Dinu Alam's photographs represent a crucial part of Bangladesh's 50-year history. Particularly, his photo of Martryr Noor Hossain, who died during the protests on November 10, 1987, are remembered for their impact on dethroning Ershad. Even today, this iconic photo is called the 'photo that brought down a dictator'.
In 1987, Noor Hossain—a young protester, whose body was painted with pro-democracy slogans—was shot dead by the police in Dhaka. His massacred, bullet-ridden body was taken to a jail cell, and dumped by the police there. It would be a photograph taken by Dimu Alam of the incident, that really added steam to the mass uprising, toppling Ershad from his throne.
Dinu Alam opened the press conference by remembering Noor Hossain.
While the anti-Ershad mass movement was at its height, the opposition parties implemented a "Dhaka blockade" plan. Dinu Alam documented the struggle against the regime at the time with his photographs. Among the collection of his photos from the time, are three close-ups of Noor Hossain's face, taken ten minutes before he was shot near 'Zero Point', now called Noor Hossain Chattar, in Gulshan.
An iconic photo, Noor Hossain's body is painted with the words 'Let dictatorship die', as he stands directly in front of the procession of the current Prime Minister Sheikh Hasina.
Today, at the press conference, Dinu Alam discussed three investigative pieces about Noor Hussain that were written by BBC News London. On the morning of November 10, 2020, two years prior, journalist Moazzem Hossain from BBC London called Alam in Toronto and informed him that he is conducting research for an investigative story based on the events of November 10, 1987, and the death of Shaheed Noor Hossain.
Moazzem Hossain—a Dhaka University student—was detained that morning, and kept in the same cell as Noor Hossain, at the Shahbag police station. Three investigative stories from the BBC were released back-to-back, one of which was translated into 10 different languages. Several of the pictures Alam took that day, paired with that incident, featured in the BBC article.
While Moazzem Hossain and Dinu Alam discussed the mass uprising and his photographs from November 10, 1987, the former asked for permission to use Alam's photos in the BBC articles. Recalling this incident, Alam said at the press conference, "I gladly granted formal consent to journalist Moazzem Hossain to broadcast my photos on BBC News. However, I was moved by the thought that, what purpose does it serve to ask someone for permission to post old photographs?"

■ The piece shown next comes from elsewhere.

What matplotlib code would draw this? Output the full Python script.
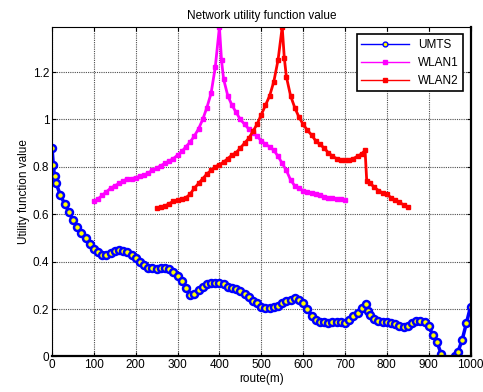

Alam further added, "In light of tomorrow being Shaheed Noor Hussain Day, I want to inform all of you that my photos from back then will be free-to-use for everyone. Under the terms of the Share-Alike International Free-to-Use license, these photos of mine will now be accessible to the general public on Flickr.com and Wikimedia Commons. The photos can be used without paying any royalties."
Dinu Alam humbly requested credit on the use of his photographs. 35 photos that he took on that day are historic records of the uprising against dictatorship at the time, and for the knowledge of the future generation looking for this exact information.